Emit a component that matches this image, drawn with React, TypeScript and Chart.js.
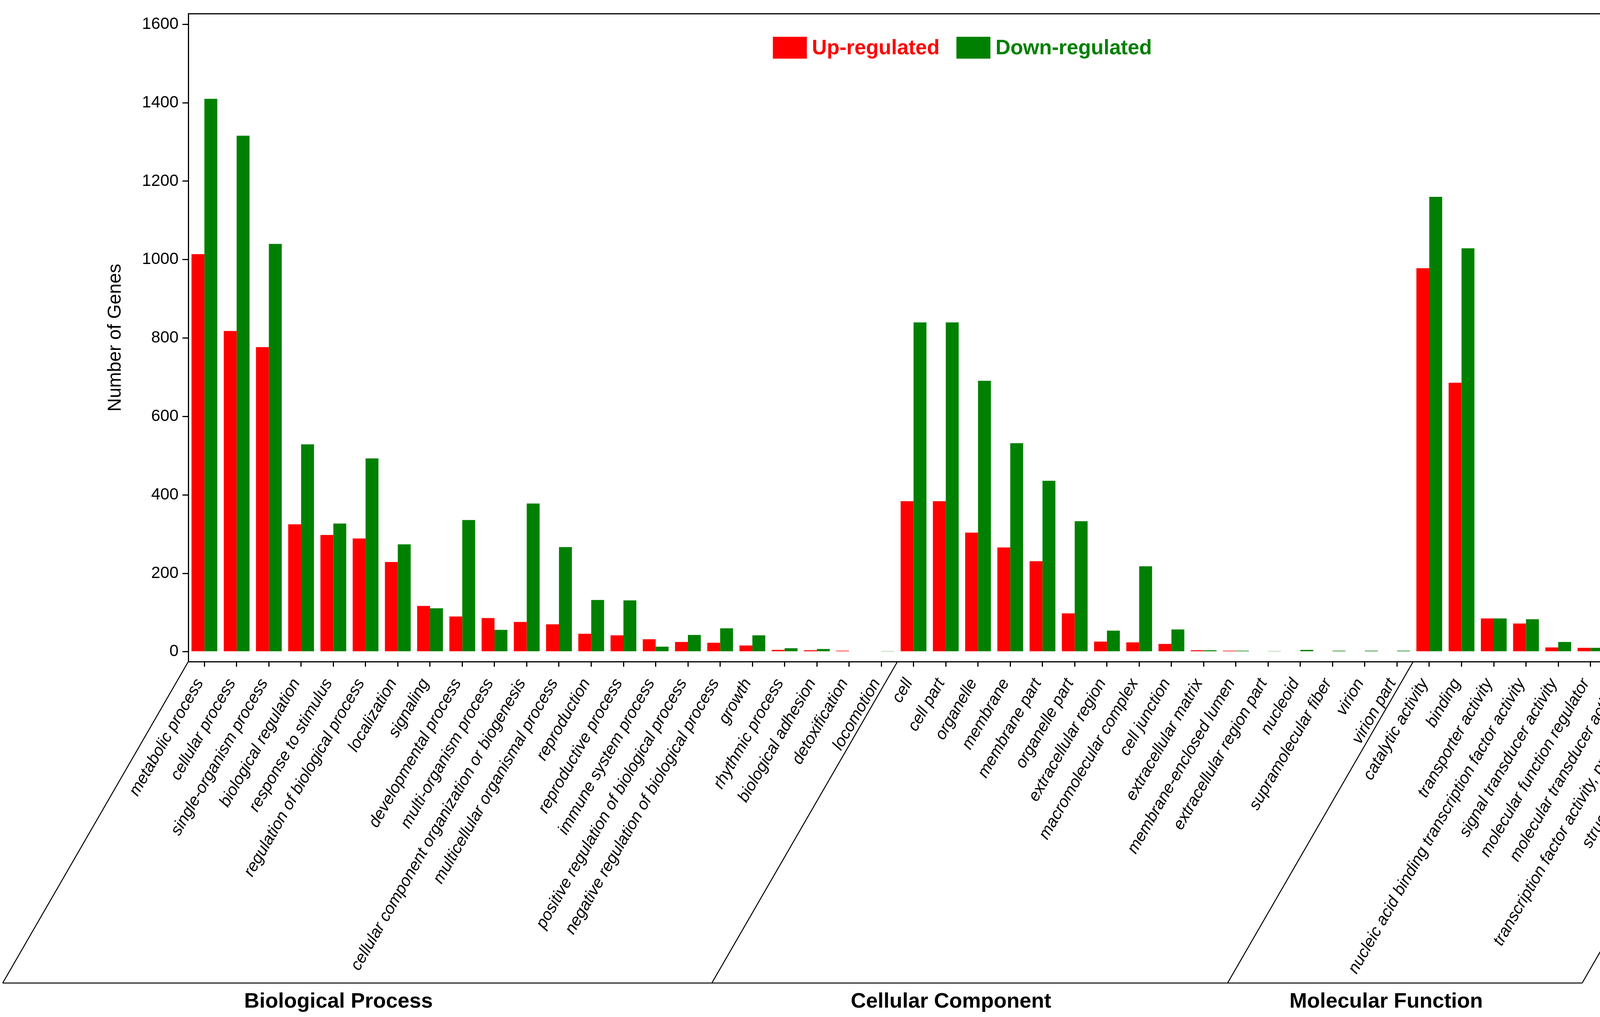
import React, { useEffect, useRef } from 'react';
import { Chart, registerables } from 'chart.js';

Chart.register(...registerables);

// GO terms, in plotting order
const categories = [
  // Biological Process
  'metabolic process',
  'cellular process',
  'single-organism process',
  'biological regulation',
  'response to stimulus',
  'regulation of biological process',
  'localization',
  'signaling',
  'developmental process',
  'multi-organism process',
  'cellular component organization or biogenesis',
  'multicellular organismal process',
  'reproduction',
  'reproductive process',
  'immune system process',
  'positive regulation of biological process',
  'negative regulation of biological process',
  'growth',
  'rhythmic process',
  'biological adhesion',
  'detoxification',
  'locomotion',
  // Cellular Component
  'cell',
  'cell part',
  'organelle',
  'membrane',
  'membrane part',
  'organelle part',
  'extracellular region',
  'macromolecular complex',
  'cell junction',
  'extracellular matrix',
  'membrane-enclosed lumen',
  'extracellular region part',
  'nucleoid',
  'supramolecular fiber',
  'virion',
  'virion part',
  // Molecular Function
  'catalytic activity',
  'binding',
  'transporter activity',
  'nucleic acid binding transcription factor activity',
  'signal transducer activity',
  'molecular function regulator',
  'molecular transducer activity',
  'transcription factor activity, protein binding',
  'structural molecule activity',
  'antioxidant activity',
  'electron carrier activity',
];

const upRegulated = [
  1014, 818, 777, 325, 298, 289, 229, 117, 90, 86, 76, 70, 46, 42, 32, 25, 23, 16, 5, 4, 3, 0,
  384, 384, 304, 266, 231, 98, 26, 24, 20, 4, 3, 0, 0, 0, 0, 0,
  978, 686, 85, 72, 11, 10, 10, 3, 2, 0, 0,
];

const downRegulated = [
  1410, 1316, 1040, 529, 327, 493, 274, 111, 336, 56, 378, 267, 132, 131, 13, 43, 60, 42, 9, 7, 0, 1,
  840, 840, 691, 532, 436, 333, 54, 218, 57, 4, 3, 1, 5, 3, 3, 3,
  1160, 1029, 85, 83, 25, 10, 21, 5, 42, 9, 5,
];

const groupNames = ['Biological Process', 'Cellular Component', 'Molecular Function'];
const groupSizes = [22, 16, 11];

const yTicks = [0, 200, 400, 600, 800, 1000, 1200, 1400, 1600];

const FONT = "'Liberation Sans', Arial, Helvetica, sans-serif";
const RED = '#ff0000';
const GREEN = '#008000';

// frame, slanted group boxes and group names under the x axis
const groupPlugin = {
  id: 'goGroups',
  afterDraw(chart: any) {
    const { ctx, chartArea } = chart;
    const xs = chart.scales.x;
    const step = xs.getPixelForValue(1) - xs.getPixelForValue(0);
    const depth = 823;
    const shift = depth / Math.tan(Math.PI / 3);
    const yTop = chartArea.bottom;
    const yBot = yTop + depth;

    ctx.save();
    ctx.strokeStyle = '#000';
    ctx.lineWidth = 3;

    // top and right sides of the plot box
    ctx.beginPath();
    ctx.moveTo(chartArea.left, chartArea.top);
    ctx.lineTo(chartArea.right, chartArea.top);
    ctx.lineTo(chartArea.right, chartArea.bottom);
    ctx.stroke();

    const bounds = [chartArea.left];
    let idx = 0;
    groupSizes.forEach((n) => {
      idx += n;
      bounds.push(xs.getPixelForValue(idx - 1) + step / 2);
    });

    ctx.lineWidth = 2.5;
    ctx.beginPath();
    ctx.moveTo(bounds[0] - shift, yBot);
    ctx.lineTo(bounds[bounds.length - 1] - shift, yBot);
    ctx.stroke();
    bounds.forEach((b) => {
      ctx.beginPath();
      ctx.moveTo(b, yTop);
      ctx.lineTo(b - shift, yBot);
      ctx.stroke();
    });

    ctx.font = `bold 54px ${FONT}`;
    ctx.fillStyle = '#000';
    ctx.textAlign = 'center';
    ctx.textBaseline = 'middle';
    groupNames.forEach((name, i) => {
      const cx = (bounds[i] + bounds[i + 1]) / 2 - shift - 48;
      ctx.fillText(name, cx, yBot + 48);
    });
    ctx.restore();
  },
};

// legend drawn inside the plot, near the top
const legendPlugin = {
  id: 'insideLegend',
  afterDraw(chart: any) {
    const { ctx, chartArea } = chart;
    const items = chart.data.datasets.map((ds: any) => ({ text: ds.label, color: ds.backgroundColor }));
    const boxW = 87;
    const boxH = 56;
    const gap = 13;
    const itemGap = 43;
    ctx.save();
    ctx.font = `bold 53px ${FONT}`;
    const widths = items.map((it: any) => boxW + gap + ctx.measureText(it.text).width);
    const total = widths.reduce((a: number, b: number) => a + b, 0) + itemGap * (items.length - 1);
    let x = (chartArea.left + chartArea.right) / 2 - 40 - total / 2;
    const top = chartArea.top + 59;
    ctx.textAlign = 'left';
    ctx.textBaseline = 'middle';
    items.forEach((it: any, i: number) => {
      ctx.fillStyle = it.color;
      ctx.fillRect(x, top, boxW, boxH);
      ctx.fillText(it.text, x + boxW + gap, top + boxH / 2 + 2);
      x += widths[i] + itemGap;
    });
    ctx.restore();
  },
};

const App: React.FC = () => {
  const canvasRef = useRef<HTMLCanvasElement>(null);

  useEffect(() => {
    document.body.style.margin = '0';
    if (!canvasRef.current) return;

    const chart = new Chart(canvasRef.current, {
      type: 'bar',
      data: {
        labels: categories,
        datasets: [
          {
            label: 'Up-regulated',
            data: upRegulated,
            backgroundColor: RED,
            borderWidth: 0,
            categoryPercentage: 0.8,
            barPercentage: 1.0,
          },
          {
            label: 'Down-regulated',
            data: downRegulated,
            backgroundColor: GREEN,
            borderWidth: 0,
            categoryPercentage: 0.8,
            barPercentage: 1.0,
          },
        ],
      },
      options: {
        animation: false,
        responsive: true,
        maintainAspectRatio: false,
        devicePixelRatio: 1,
        layout: {
          autoPadding: false,
          padding: { left: 263, top: 17, right: 17, bottom: 0 },
        },
        plugins: {
          legend: { display: false },
          tooltip: { enabled: false },
        },
        scales: {
          x: {
            offset: true,
            afterFit: (scale: any) => {
              scale.height = 910;
            },
            border: { display: true, color: '#000', width: 3 },
            grid: {
              display: true,
              offset: false,
              drawOnChartArea: false,
              drawTicks: true,
              tickLength: 13,
              color: '#000',
              lineWidth: 3,
            },
            ticks: {
              autoSkip: false,
              minRotation: 60,
              maxRotation: 60,
              padding: 22,
              labelOffset: -12,
              color: '#000',
              font: { family: FONT, size: 42, style: 'italic' },
            },
          },
          y: {
            min: -25,
            max: 1627,
            afterFit: (scale: any) => {
              scale.width = 219;
            },
            afterBuildTicks: (scale: any) => {
              scale.ticks = yTicks.map((v) => ({ value: v }));
            },
            border: { display: true, color: '#000', width: 3 },
            grid: {
              display: true,
              drawOnChartArea: false,
              drawTicks: true,
              tickLength: 15,
              color: '#000',
              lineWidth: 3,
            },
            ticks: {
              padding: 10,
              color: '#000',
              font: { family: FONT, size: 42 },
              callback: (value: any) => String(value),
            },
            title: {
              display: true,
              text: 'Number of Genes',
              color: '#000',
              font: { family: FONT, size: 48 },
            },
          },
        },
      },
      plugins: [groupPlugin, legendPlugin],
    });

    return () => {
      chart.destroy();
    };
  }, []);

  return (
    <div style={{ width: 4550, height: 2604, position: 'relative', background: '#fff' }}>
      <canvas ref={canvasRef} />
    </div>
  );
};

export default App;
......
• [Your task] Using the data above, print every line exactly, omitting pictures.

• [Result]
Emit a component that matches this image, drawn with React, TypeScript and Chart.js.
import React, { useEffect, useRef } from 'react';
import { Chart, registerables } from 'chart.js';

Chart.register(...registerables);

// GO terms, in plotting order
const categories = [
  // Biological Process
  'metabolic process',
  'cellular process',
  'single-organism process',
  'biological regulation',
  'response to stimulus',
  'regulation of biological process',
  'localization',
  'signaling',
  'developmental process',
  'multi-organism process',
  'cellular component organization or biogenesis',
  'multicellular organismal process',
  'reproduction',
  'reproductive process',
  'immune system process',
  'positive regulation of biological process',
  'negative regulation of biological process',
  'growth',
  'rhythmic process',
  'biological adhesion',
  'detoxification',
  'locomotion',
  // Cellular Component
  'cell',
  'cell part',
  'organelle',
  'membrane',
  'membrane part',
  'organelle part',
  'extracellular region',
  'macromolecular complex',
  'cell junction',
  'extracellular matrix',
  'membrane-enclosed lumen',
  'extracellular region part',
  'nucleoid',
  'supramolecular fiber',
  'virion',
  'virion part',
  // Molecular Function
  'catalytic activity',
  'binding',
  'transporter activity',
  'nucleic acid binding transcription factor activity',
  'signal transducer activity',
  'molecular function regulator',
  'molecular transducer activity',
  'transcription factor activity, protein binding',
  'structural molecule activity',
  'antioxidant activity',
  'electron carrier activity',
];

const upRegulated = [
  1014, 818, 777, 325, 298, 289, 229, 117, 90, 86, 76, 70, 46, 42, 32, 25, 23, 16, 5, 4, 3, 0,
  384, 384, 304, 266, 231, 98, 26, 24, 20, 4, 3, 0, 0, 0, 0, 0,
  978, 686, 85, 72, 11, 10, 10, 3, 2, 0, 0,
];

const downRegulated = [
  1410, 1316, 1040, 529, 327, 493, 274, 111, 336, 56, 378, 267, 132, 131, 13, 43, 60, 42, 9, 7, 0, 1,
  840, 840, 691, 532, 436, 333, 54, 218, 57, 4, 3, 1, 5, 3, 3, 3,
  1160, 1029, 85, 83, 25, 10, 21, 5, 42, 9, 5,
];

const groupNames = ['Biological Process', 'Cellular Component', 'Molecular Function'];
const groupSizes = [22, 16, 11];

const yTicks = [0, 200, 400, 600, 800, 1000, 1200, 1400, 1600];

const FONT = "'Liberation Sans', Arial, Helvetica, sans-serif";
const RED = '#ff0000';
const GREEN = '#008000';

// frame, slanted group boxes and group names under the x axis
const groupPlugin = {
  id: 'goGroups',
  afterDraw(chart: any) {
    const { ctx, chartArea } = chart;
    const xs = chart.scales.x;
    const step = xs.getPixelForValue(1) - xs.getPixelForValue(0);
    const depth = 823;
    const shift = depth / Math.tan(Math.PI / 3);
    const yTop = chartArea.bottom;
    const yBot = yTop + depth;

    ctx.save();
    ctx.strokeStyle = '#000';
    ctx.lineWidth = 3;

    // top and right sides of the plot box
    ctx.beginPath();
    ctx.moveTo(chartArea.left, chartArea.top);
    ctx.lineTo(chartArea.right, chartArea.top);
    ctx.lineTo(chartArea.right, chartArea.bottom);
    ctx.stroke();

    const bounds = [chartArea.left];
    let idx = 0;
    groupSizes.forEach((n) => {
      idx += n;
      bounds.push(xs.getPixelForValue(idx - 1) + step / 2);
    });

    ctx.lineWidth = 2.5;
    ctx.beginPath();
    ctx.moveTo(bounds[0] - shift, yBot);
    ctx.lineTo(bounds[bounds.length - 1] - shift, yBot);
    ctx.stroke();
    bounds.forEach((b) => {
      ctx.beginPath();
      ctx.moveTo(b, yTop);
      ctx.lineTo(b - shift, yBot);
      ctx.stroke();
    });

    ctx.font = `bold 54px ${FONT}`;
    ctx.fillStyle = '#000';
    ctx.textAlign = 'center';
    ctx.textBaseline = 'middle';
    groupNames.forEach((name, i) => {
      const cx = (bounds[i] + bounds[i + 1]) / 2 - shift - 48;
      ctx.fillText(name, cx, yBot + 48);
    });
    ctx.restore();
  },
};

// legend drawn inside the plot, near the top
const legendPlugin = {
  id: 'insideLegend',
  afterDraw(chart: any) {
    const { ctx, chartArea } = chart;
    const items = chart.data.datasets.map((ds: any) => ({ text: ds.label, color: ds.backgroundColor }));
    const boxW = 87;
    const boxH = 56;
    const gap = 13;
    const itemGap = 43;
    ctx.save();
    ctx.font = `bold 53px ${FONT}`;
    const widths = items.map((it: any) => boxW + gap + ctx.measureText(it.text).width);
    const total = widths.reduce((a: number, b: number) => a + b, 0) + itemGap * (items.length - 1);
    let x = (chartArea.left + chartArea.right) / 2 - 40 - total / 2;
    const top = chartArea.top + 59;
    ctx.textAlign = 'left';
    ctx.textBaseline = 'middle';
    items.forEach((it: any, i: number) => {
      ctx.fillStyle = it.color;
      ctx.fillRect(x, top, boxW, boxH);
      ctx.fillText(it.text, x + boxW + gap, top + boxH / 2 + 2);
      x += widths[i] + itemGap;
    });
    ctx.restore();
  },
};

const App: React.FC = () => {
  const canvasRef = useRef<HTMLCanvasElement>(null);

  useEffect(() => {
    document.body.style.margin = '0';
    if (!canvasRef.current) return;

    const chart = new Chart(canvasRef.current, {
      type: 'bar',
      data: {
        labels: categories,
        datasets: [
          {
            label: 'Up-regulated',
            data: upRegulated,
            backgroundColor: RED,
            borderWidth: 0,
            categoryPercentage: 0.8,
            barPercentage: 1.0,
          },
          {
            label: 'Down-regulated',
            data: downRegulated,
            backgroundColor: GREEN,
            borderWidth: 0,
            categoryPercentage: 0.8,
            barPercentage: 1.0,
          },
        ],
      },
      options: {
        animation: false,
        responsive: true,
        maintainAspectRatio: false,
        devicePixelRatio: 1,
        layout: {
          autoPadding: false,
          padding: { left: 263, top: 17, right: 17, bottom: 0 },
        },
        plugins: {
          legend: { display: false },
          tooltip: { enabled: false },
        },
        scales: {
          x: {
            offset: true,
            afterFit: (scale: any) => {
              scale.height = 910;
            },
            border: { display: true, color: '#000', width: 3 },
            grid: {
              display: true,
              offset: false,
              drawOnChartArea: false,
              drawTicks: true,
              tickLength: 13,
              color: '#000',
              lineWidth: 3,
            },
            ticks: {
              autoSkip: false,
              minRotation: 60,
              maxRotation: 60,
              padding: 22,
              labelOffset: -12,
              color: '#000',
              font: { family: FONT, size: 42, style: 'italic' },
            },
          },
          y: {
            min: -25,
            max: 1627,
            afterFit: (scale: any) => {
              scale.width = 219;
            },
            afterBuildTicks: (scale: any) => {
              scale.ticks = yTicks.map((v) => ({ value: v }));
            },
            border: { display: true, color: '#000', width: 3 },
            grid: {
              display: true,
              drawOnChartArea: false,
              drawTicks: true,
              tickLength: 15,
              color: '#000',
              lineWidth: 3,
            },
            ticks: {
              padding: 10,
              color: '#000',
              font: { family: FONT, size: 42 },
              callback: (value: any) => String(value),
            },
            title: {
              display: true,
              text: 'Number of Genes',
              color: '#000',
              font: { family: FONT, size: 48 },
            },
          },
        },
      },
      plugins: [groupPlugin, legendPlugin],
    });

    return () => {
      chart.destroy();
    };
  }, []);

  return (
    <div style={{ width: 4550, height: 2604, position: 'relative', background: '#fff' }}>
      <canvas ref={canvasRef} />
    </div>
  );
};

export default App;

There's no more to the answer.